The rear negative camber angle for the Mazda 5 is too much for how most people drive this car. It causes too much inside edge wear of the rear tires. Look up “camber angle” on WIKI for an explanation of negative camber angle; but, basically it’s there for Zoom Zoom handling. My comment is that I have purchased adjustable upper rear control arms. ( Several distributors have the same control arm under different names. One is: PROFESSIONAL GRADE ADJUSTABLE REAR ARM ALIGNMENT ASSEMBLY 2010 Mazda 5 Raybestos Price: $ 110.99 Qty: 2.00 Part #: RAY6111187 ) These are the same as is used on the Mazda 3. I installed them myself and adjusted the camber myself to between ½ and 1 degree negative. This is a bit less than half the Mazda specification. Unlike most drivers I often drive in and out freeway ramps at near the adhesion limit of my tires. I have noticed a very slight reduction in rear adhesion, no stability loss, and understeer is still maintained. Any competent suspension and alignment place can do what I did. My recommendation is 1 degree negative. I also now have 215 50 R 17 M&S tires on my Mazda 5 with no clearance problems and my speedo error went from reading 1.5 mph high to 0.5 low, again no problem.
Quote from Think: “Unlike most drivers I often drive in and out freeway ramps at near the adhesion limit of my tires.” Unquote
Gas pedal athlete? After you park your car at work, do you run to your work station, rounding corners near the adhesion limit of your shoes?

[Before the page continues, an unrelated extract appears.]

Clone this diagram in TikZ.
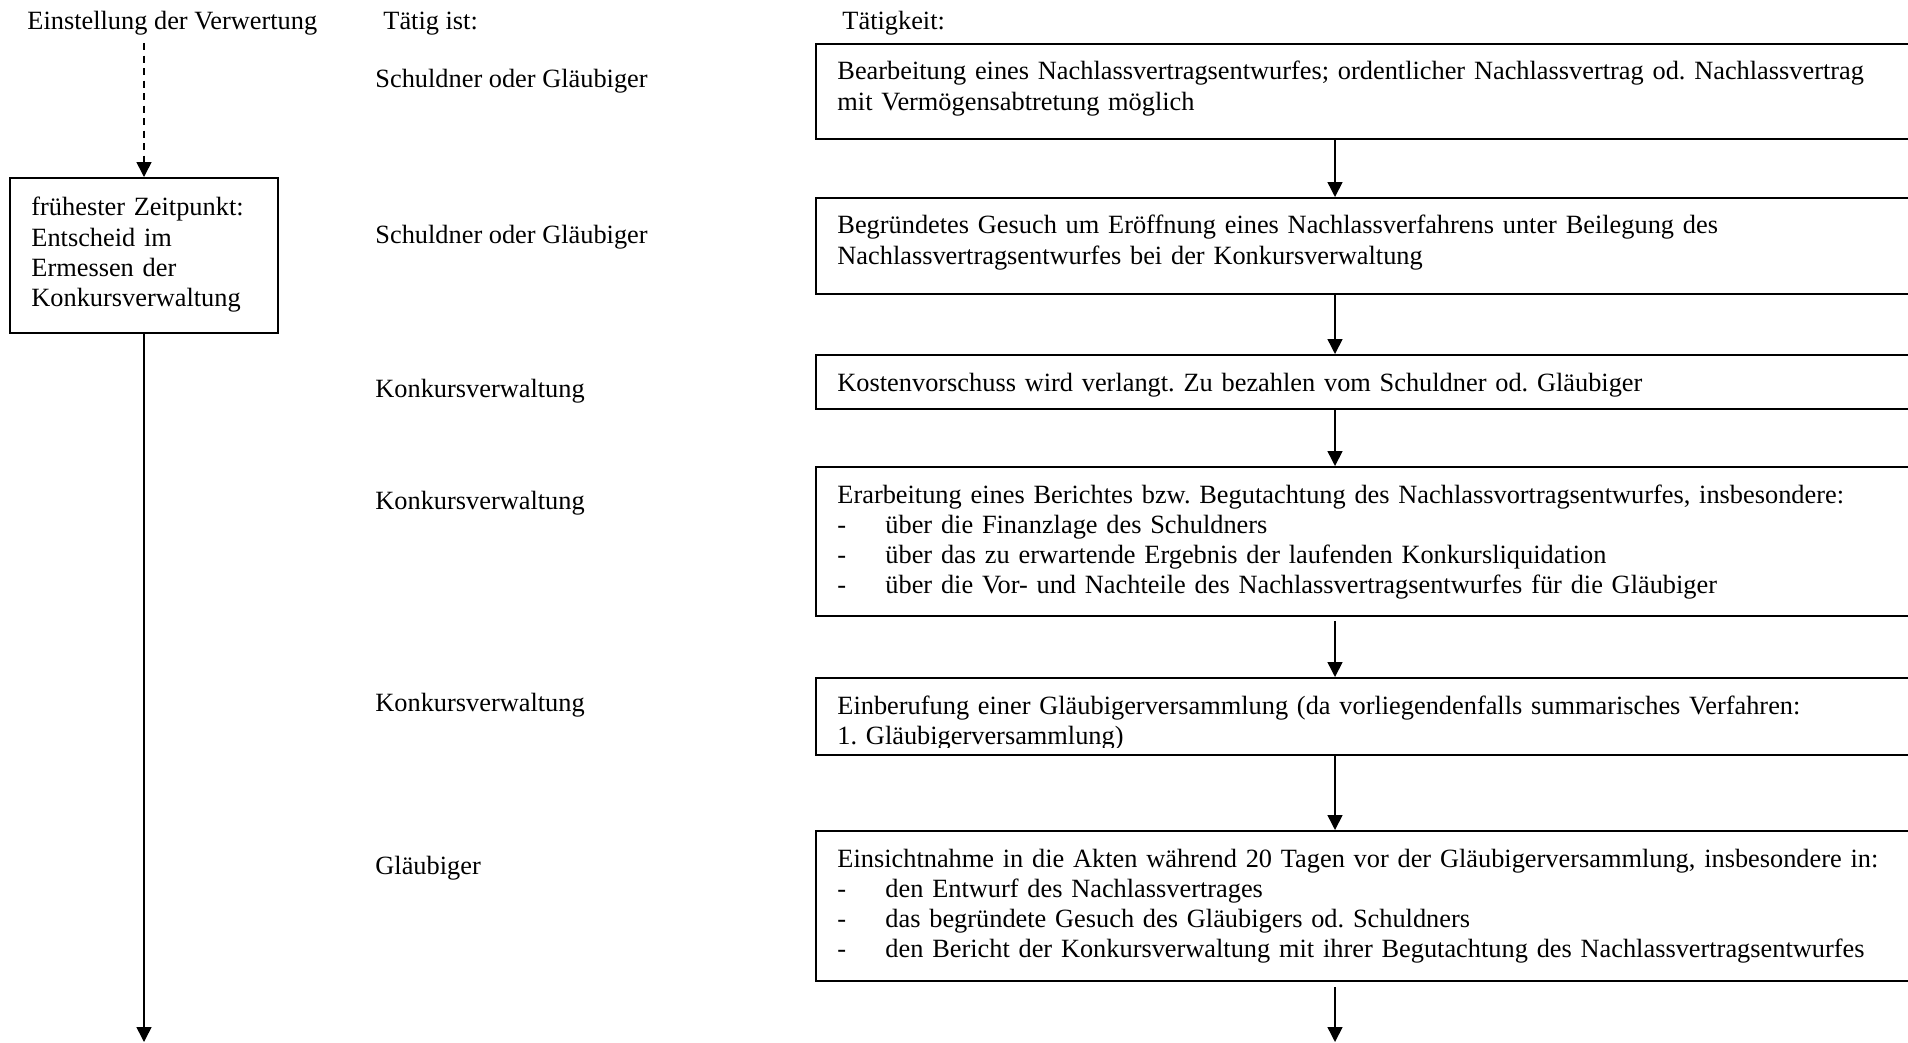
\documentclass[tikz,border=0pt]{standalone}
\usepackage{fontspec}
\setmainfont{Liberation Serif}
\usetikzlibrary{arrows.meta,fit}
\newcommand{\spiegel}{\makebox[0.768cm][l]{-}}
\frenchspacing
\begin{document}
\begin{tikzpicture}[x=0.016cm,y=-0.016cm,
  lbl/.style={anchor=base west,inner sep=0,font=\fontsize{12}{13.7}\selectfont},
  txt/.style={lbl,text width=17.2cm,align=left},
  box/.style={draw,line width=0.9pt,inner sep=0},
  arr/.style={line width=0.7pt,-{Triangle[length=6.8pt,width=6.8pt]}},
  dsh/.style={arr,dash pattern=on 3.2pt off 2.5pt}]
\useasboundingbox (0,0) rectangle (1908,1043);
% column heads
\node[lbl] (kopf1) at (27,30) {Einstellung der Verwertung};
\node[lbl] (kopf2) at (383,30) {Tätig ist:};
\node[lbl] (kopf3) at (842,30) {Tätigkeit:};
% left column
\coordinate (d0) at (144,43);
\coordinate (d1) at (144,1042);
\node[box,fit={(10,178) (278,333)}] (zeit) {};
\node[txt,text width=4cm] (zeittxt) at (31,216) {frühester Zeitpunkt:\\Entscheid im\\Ermessen der\\Konkursverwaltung};
\draw[dsh] (d0) -- (zeit);
\draw[arr] (zeit) -- (d1);
% who is acting
\node[lbl] (wer1) at (375,88) {Schuldner oder Gläubiger};
\node[lbl] (wer2) at (375,244) {Schuldner oder Gläubiger};
\node[lbl] (wer3) at (375,397) {Konkursverwaltung};
\node[lbl] (wer4) at (375,509) {Konkursverwaltung};
\node[lbl] (wer5) at (375,711) {Konkursverwaltung};
\node[lbl] (wer6) at (375,874) {Gläubiger};
% activities
\node[box,fit={(816,44) (1915,139)}] (b1) {};
\node[box,fit={(816,198) (1915,294)}] (b2) {};
\node[box,fit={(816,355) (1915,409)}] (b3) {};
\node[box,fit={(816,467) (1915,616)}] (b4) {};
\node[box,fit={(816,678) (1915,755)}] (b5) {};
\node[box,fit={(816,831) (1915,981)}] (b6) {};
\node[txt] (t1) at (837,80) {Bearbeitung eines Nachlassvertragsentwurfes; ordentlicher Nachlassvertrag od. Nachlassvertrag\\mit Vermögensabtretung möglich};
\node[txt] (t2) at (837,234) {Begründetes Gesuch um Eröffnung eines Nachlassverfahrens unter Beilegung des\\Nachlassvertragsentwurfes bei der Konkursverwaltung};
\node[txt] (t3) at (837,391) {Kostenvorschuss wird verlangt. Zu bezahlen vom Schuldner od. Gläubiger};
\node[txt] (t4) at (837,503) {Erarbeitung eines Berichtes bzw. Begutachtung des Nachlassvortragsentwurfes, insbesondere:\\
  \spiegel über die Finanzlage des Schuldners\\
  \spiegel über das zu erwartende Ergebnis der laufenden Konkursliquidation\\
  \spiegel über die Vor- und Nachteile des Nachlassvertragsentwurfes für die Gläubiger};
\begin{scope}
\clip (816,678) rectangle (1915,747);
\node[txt] (t5) at (837,714) {Einberufung einer Gläubigerversammlung (da vorliegendenfalls summarisches Verfahren:\\1. Gläubigerversammlung)};
\end{scope}
\node[txt] (t6) at (837,867) {Einsichtnahme in die Akten während 20 Tagen vor der Gläubigerversammlung, insbesondere in:\\
  \spiegel den Entwurf des Nachlassvertrages\\
  \spiegel das begründete Gesuch des Gläubigers od. Schuldners\\
  \spiegel den Bericht der Konkursverwaltung mit ihrer Begutachtung des Nachlassvertragsentwurfes};
% flow
\coordinate (ax) at (1335,0);
\coordinate (ende) at (1335,1042);
\draw[arr] (b1.south -| ax) -- (b2.north -| ax);
\draw[arr] (b2.south -| ax) -- (b3.north -| ax);
\draw[arr] (b3.south -| ax) -- (b4.north -| ax);
\draw[arr,shorten <=1.8pt] (b4.south -| ax) -- (b5.north -| ax);
\draw[arr] (b5.south -| ax) -- (b6.north -| ax);
\draw[arr,shorten <=2.2pt] (b6.south -| ax) -- (ende);
\end{tikzpicture}
\end{document}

Rotating tires should even the wear, though the excessive camber will shorten overall tire life. Interesting read, though I wonder about “I often drive in and out freeway ramps at near the adhesion limit of my tires” that must be 20 mph over suggested speed limit? (you know the sign that says 35mph or whatever.) as I am always very comfortable at 10 mph over.
If the OP’s main consideration is right turns off the freeway, he should have negative camber on the rear driver’s side and positive camber on the rear passenger’s side. That would give fabulous off-ramp understeer — if he leaves the ramp it definitely will be front first!
Double it and at 10. That’s what those signs mean. It’s just a suggestion, anyway, right?
Stop means you, not me, and yellow light means go faster?
Who knew an offramp was really a skid pad?